Google is shooting down apps that imitate the highly successful The Flappy Bird. The wildly successful game may have died. but the phenomenon and its imitators are forcing Google to reject new imitators of the highly successful original. The company has not confirmed it, but reports are that Google is not allowing new apps that use “flappy” in the title. Apple’s IOS App store is reportedly doing the same.
One developer whose game was rejected was told that his app name, which included the word Flappy, attempted to leverage another popular app which could be misleading to users. The Flappy Bird is no longer available as a game, but several games with the Flappy name on the market as well as look-alike games that do not include Flappy in their name. A search on Google today showed Flappy Pig, Flappy Flying, Flappy Fish, Flappy Wings, Flappy Football and countless others. It appears that Google and Apple may be trying to limit how many Flappy Bird clones are out there.
The Flappy Bird game was a simple looking, notoriously difficult game developed by Dong Nguyen that became the a huge success in in recent months and was the most downloaded free game out there. The game featured a 2D bird which the user controlled as it tried to maneuver through breaks in pipes. Sounds simple? The game became wildly popular since its May 2013 debut, for its simplicity of design, but challenging play that kept gamers repeatedly amused.
In a surprising move, however, developer Nguyen pulled his game off the market recently. Nguyen told Forbes that he was unhappy that people found his game, which was netting him $50,000 a week, to be addictive and some could not stop playing it.
The Flappy Bird success unleashed numerous imitators with similar sounding names. However, it is believed one reason Google and Apple are shooting down flappy clones, is that some of the innocuous-looking, imitation apps came with malware. One type of embedded malware found in flappy games sent text messages from the smart phone the game was being played on to premium numbers. The phone owner was in the dark about the activity until receiving a phone bill with the charges. Another malware set up a pay wall requiring users to pay to continue playing what had been a free game.
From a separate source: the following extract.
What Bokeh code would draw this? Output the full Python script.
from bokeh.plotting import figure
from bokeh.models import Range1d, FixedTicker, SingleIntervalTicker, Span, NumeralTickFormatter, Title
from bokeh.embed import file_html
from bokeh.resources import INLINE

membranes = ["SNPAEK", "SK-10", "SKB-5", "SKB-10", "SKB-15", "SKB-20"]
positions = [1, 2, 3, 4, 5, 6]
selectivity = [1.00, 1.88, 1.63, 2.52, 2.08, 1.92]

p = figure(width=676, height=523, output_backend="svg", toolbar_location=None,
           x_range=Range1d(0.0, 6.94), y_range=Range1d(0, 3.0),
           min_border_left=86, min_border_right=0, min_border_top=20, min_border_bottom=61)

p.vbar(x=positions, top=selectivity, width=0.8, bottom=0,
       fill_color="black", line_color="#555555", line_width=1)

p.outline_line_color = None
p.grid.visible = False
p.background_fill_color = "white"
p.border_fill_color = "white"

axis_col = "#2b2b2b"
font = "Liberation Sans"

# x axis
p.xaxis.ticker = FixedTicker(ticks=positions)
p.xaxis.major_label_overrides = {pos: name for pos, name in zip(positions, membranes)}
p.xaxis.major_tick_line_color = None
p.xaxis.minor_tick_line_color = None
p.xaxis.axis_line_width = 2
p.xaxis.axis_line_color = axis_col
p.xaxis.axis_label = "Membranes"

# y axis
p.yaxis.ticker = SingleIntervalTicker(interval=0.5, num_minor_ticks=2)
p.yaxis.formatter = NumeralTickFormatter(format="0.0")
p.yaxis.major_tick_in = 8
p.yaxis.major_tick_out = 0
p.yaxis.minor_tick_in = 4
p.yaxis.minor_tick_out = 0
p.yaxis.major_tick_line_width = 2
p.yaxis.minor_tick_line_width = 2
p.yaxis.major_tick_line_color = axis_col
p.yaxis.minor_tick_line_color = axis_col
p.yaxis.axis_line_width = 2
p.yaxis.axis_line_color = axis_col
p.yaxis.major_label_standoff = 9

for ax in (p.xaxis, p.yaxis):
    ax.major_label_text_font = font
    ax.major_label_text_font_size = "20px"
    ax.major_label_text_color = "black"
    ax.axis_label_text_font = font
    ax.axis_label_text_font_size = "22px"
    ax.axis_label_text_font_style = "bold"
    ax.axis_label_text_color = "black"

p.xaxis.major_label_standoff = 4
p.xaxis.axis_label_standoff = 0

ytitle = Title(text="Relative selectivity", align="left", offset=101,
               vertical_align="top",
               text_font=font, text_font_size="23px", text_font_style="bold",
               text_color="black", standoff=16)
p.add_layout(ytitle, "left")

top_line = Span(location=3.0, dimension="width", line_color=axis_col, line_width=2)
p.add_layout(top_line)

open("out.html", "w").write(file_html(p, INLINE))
There is a need to balance quality control with allowing the independent developers, like the one who created Flappy Birds, access to sell their products. The market is huge and, as Nguyen found, lucrative with mobile downloads now reaching the mid-tens of millions. So, it is only natural that a string of imposters try to cash in on popular games. However, there is more or a need for Google to be more restrictive in its approval policies and curating for its App Store, which is more of a minefield than Apple’s store, according to Forbes. To protect consumers, Google needs to begin shooting down “crappy” apps, not just “flappy” ones.